Emily Dickinson

Noon Is The Hinge Of Day - Analysis

poem 931

Midday as the day’s pivot

The poem’s central claim is that time is not a smooth flow but a thing that turns—and that noon is the point where the turning can be felt. Calling noon the Hinge of Day makes the day into a door that can swing, not just a stretch of hours. A hinge implies both steadiness and motion: something fixed enough to bear weight, yet built for change. The tone is brisk and exact, as if the speaker is naming the hidden hardware of ordinary light.

The strange softness of Evening

Right after the firm, metallic suggestion of a hinge, the poem surprises us with Evening the Tissue Door. A door made of tissue is almost not a door at all—too thin to protect, too delicate to shut anything out. That contrast creates a tension: if noon is the sturdy pivot, why is evening the flimsiest threshold? The line suggests that what we experience as an ending (evening) isn’t a hard closure; it’s a membrane you can almost see through, a boundary more emotional than physical.

Morning as pressure from the East

Then morning arrives not as gentleness but as force: Morning the East compelling the sill. The word compelling makes dawn feel like insistence—light pushing at the frame until the house of the world has to give. The concrete detail of the sill matters: this isn’t abstract sunrise; it’s architecture, the literal edge where inside meets outside. Morning doesn’t merely appear; it presses on the threshold until it yields.

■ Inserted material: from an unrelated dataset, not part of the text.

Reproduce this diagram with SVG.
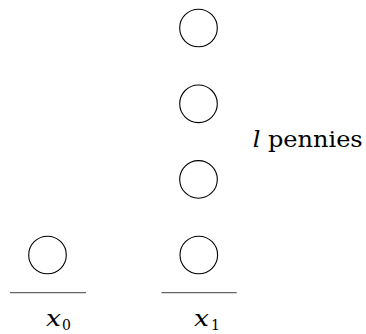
<svg xmlns="http://www.w3.org/2000/svg" width="366" height="334" viewBox="0 0 366 334">
<style>
.p{fill:none;stroke:#000;stroke-width:1.1}
.g{stroke:#666;stroke-width:1.3}
text{font-family:'DejaVu Serif','Liberation Serif',serif;font-size:22px;fill:#000}
.i{font-style:italic}
.s{font-size:14px}
</style>
<rect width="366" height="334" fill="#fff"/>
<g id="penny-x0"><circle class="p" cx="47.5" cy="255" r="18.8"/></g>
<g id="penny-x1-1"><circle class="p" cx="198.8" cy="255" r="18.8"/></g>
<g id="penny-x1-2"><circle class="p" cx="198.5" cy="179.4" r="18.8"/></g>
<g id="penny-x1-3"><circle class="p" cx="198.5" cy="103.8" r="18.8"/></g>
<g id="penny-x1-4"><circle class="p" cx="198.5" cy="28" r="18.8"/></g>
<g id="base-x0"><line class="g" x1="10" y1="292.7" x2="86" y2="292.7"/></g>
<g id="base-x1"><line class="g" x1="161.5" y1="292.7" x2="236.7" y2="292.7"/></g>
<g id="label-x0"><text x="46" y="326" textLength="15" lengthAdjust="spacingAndGlyphs" class="i">x</text><text x="62" y="330" class="s">0</text></g>
<g id="label-x1"><text x="194" y="326" textLength="15" lengthAdjust="spacingAndGlyphs" class="i">x</text><text x="211" y="330" class="s">1</text></g>
<g id="label-l"><text x="252.7" y="147" textLength="110" lengthAdjust="spacingAndGlyphs"><tspan class="i">l</tspan> pennies</text></g>
</svg>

When all the World is ajar

The poem’s turn is the final outcome: Till all the World is ajar. After hinge, door, and sill, the whole world becomes a half-open entrance. Not wide open, not shut—ajar. That in-between state holds the poem’s quiet argument: daily time leaves reality slightly unlatched, as if perception itself is a doorway that never fully settles. Noon, the hinge, is where we notice that the day isn’t just passing—it’s opening us.